### What this task involves:
Omit all images. Transcribe the rest of the material below exactly.

### Data block:
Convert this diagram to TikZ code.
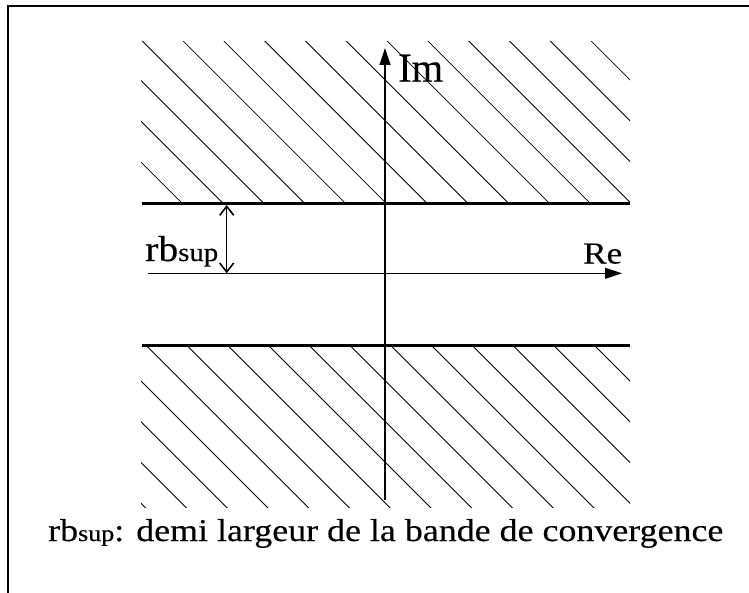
\documentclass[tikz,border=0pt]{standalone}
\usepackage{fontspec}
\setmainfont{Liberation Serif}
\newfontfamily\heavyserif[FakeBold=0.3]{Liberation Serif}
\usetikzlibrary{arrows.meta}
\newcommand{\bigtxt}{\heavyserif\fontsize{20}{24}\selectfont}
\newcommand{\smalltxt}{\fontsize{14.5}{17}\selectfont}
\begin{document}
\begin{tikzpicture}[x=1bp,y=-1bp,
  hatchline/.style={line width=0.8bp},
  bandline/.style={line width=3bp},
  axisline/.style={line width=1.2bp,-{Triangle[length=17bp,width=11bp]}},
  rbarrow/.style={line width=1.1bp,{Straight Barb[length=9bp,width=14bp,line width=1.6bp]}-{Straight Barb[length=9bp,width=14bp,line width=1.6bp]}},
  frameline/.style={line width=2.4bp,line join=miter},
  lbl/.style={inner sep=0pt,anchor=base west}]
\useasboundingbox (0,0) rectangle (749,593);
% frame
\coordinate (fbl) at (7.8,593);
\coordinate (ftl) at (7.8,6.2);
\coordinate (ftr) at (749,6.2);
\draw[frameline] (fbl) -- (ftl) -- (ftr);
% hatching top
\begin{scope}
\clip (141,41.5) rectangle (630,203);
\foreach \k in {-5,...,12} {
  \draw[hatchline] ({101.3+40.8*\k-300},-300) -- ({101.3+40.8*\k+900},900);
}
\end{scope}
% hatching bottom
\begin{scope}
\clip (141,346) rectangle (630,507);
\foreach \k in {-5,...,12} {
  \draw[hatchline] ({-199.3+40.75*\k-300},-300) -- ({-199.3+40.75*\k+900},900);
}
\end{scope}
% band boundaries
\coordinate (tl) at (142,203.5);
\coordinate (tr) at (630,203.5);
\coordinate (bl) at (142,345.7);
\coordinate (br) at (630,345.7);
\draw[bandline] (tl) -- (tr);
\draw[bandline] (bl) -- (br);
% axes
\coordinate (imlow) at (385,500);
\coordinate (imtop) at (385,48);
\coordinate (releft) at (148,273.3);
\coordinate (reright) at (622,273.3);
\draw[axisline] (imlow) -- (imtop);
\draw[axisline] (releft) -- (reright);
% rb arrow
\coordinate (rbtop) at (226.7,205);
\coordinate (rbbot) at (226.7,273.3);
\draw[rbarrow] (rbtop) -- (rbbot);
% labels
\node[lbl] (im) at (398,81.7) {\resizebox{45bp}{27bp}{\bigtxt Im}};
\node[lbl] (re) at (583,263.5) {\resizebox{39bp}{20bp}{\bigtxt Re}};
\node[lbl] (rb) at (145,261) {\resizebox{73bp}{25bp}{\bigtxt rb{\smalltxt sup}}};
\node[lbl] (cap) at (48,541) {\resizebox{675bp}{22bp}{\bigtxt rb{\smalltxt sup}: demi largeur de la bande de convergence}};
\end{tikzpicture}
\end{document}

### Result of the exercise:
Convert this diagram to TikZ code.
\documentclass[tikz,border=0pt]{standalone}
\usepackage{fontspec}
\setmainfont{Liberation Serif}
\newfontfamily\heavyserif[FakeBold=0.3]{Liberation Serif}
\usetikzlibrary{arrows.meta}
\newcommand{\bigtxt}{\heavyserif\fontsize{20}{24}\selectfont}
\newcommand{\smalltxt}{\fontsize{14.5}{17}\selectfont}
\begin{document}
\begin{tikzpicture}[x=1bp,y=-1bp,
  hatchline/.style={line width=0.8bp},
  bandline/.style={line width=3bp},
  axisline/.style={line width=1.2bp,-{Triangle[length=17bp,width=11bp]}},
  rbarrow/.style={line width=1.1bp,{Straight Barb[length=9bp,width=14bp,line width=1.6bp]}-{Straight Barb[length=9bp,width=14bp,line width=1.6bp]}},
  frameline/.style={line width=2.4bp,line join=miter},
  lbl/.style={inner sep=0pt,anchor=base west}]
\useasboundingbox (0,0) rectangle (749,593);
% frame
\coordinate (fbl) at (7.8,593);
\coordinate (ftl) at (7.8,6.2);
\coordinate (ftr) at (749,6.2);
\draw[frameline] (fbl) -- (ftl) -- (ftr);
% hatching top
\begin{scope}
\clip (141,41.5) rectangle (630,203);
\foreach \k in {-5,...,12} {
  \draw[hatchline] ({101.3+40.8*\k-300},-300) -- ({101.3+40.8*\k+900},900);
}
\end{scope}
% hatching bottom
\begin{scope}
\clip (141,346) rectangle (630,507);
\foreach \k in {-5,...,12} {
  \draw[hatchline] ({-199.3+40.75*\k-300},-300) -- ({-199.3+40.75*\k+900},900);
}
\end{scope}
% band boundaries
\coordinate (tl) at (142,203.5);
\coordinate (tr) at (630,203.5);
\coordinate (bl) at (142,345.7);
\coordinate (br) at (630,345.7);
\draw[bandline] (tl) -- (tr);
\draw[bandline] (bl) -- (br);
% axes
\coordinate (imlow) at (385,500);
\coordinate (imtop) at (385,48);
\coordinate (releft) at (148,273.3);
\coordinate (reright) at (622,273.3);
\draw[axisline] (imlow) -- (imtop);
\draw[axisline] (releft) -- (reright);
% rb arrow
\coordinate (rbtop) at (226.7,205);
\coordinate (rbbot) at (226.7,273.3);
\draw[rbarrow] (rbtop) -- (rbbot);
% labels
\node[lbl] (im) at (398,81.7) {\resizebox{45bp}{27bp}{\bigtxt Im}};
\node[lbl] (re) at (583,263.5) {\resizebox{39bp}{20bp}{\bigtxt Re}};
\node[lbl] (rb) at (145,261) {\resizebox{73bp}{25bp}{\bigtxt rb{\smalltxt sup}}};
\node[lbl] (cap) at (48,541) {\resizebox{675bp}{22bp}{\bigtxt rb{\smalltxt sup}: demi largeur de la bande de convergence}};
\end{tikzpicture}
\end{document}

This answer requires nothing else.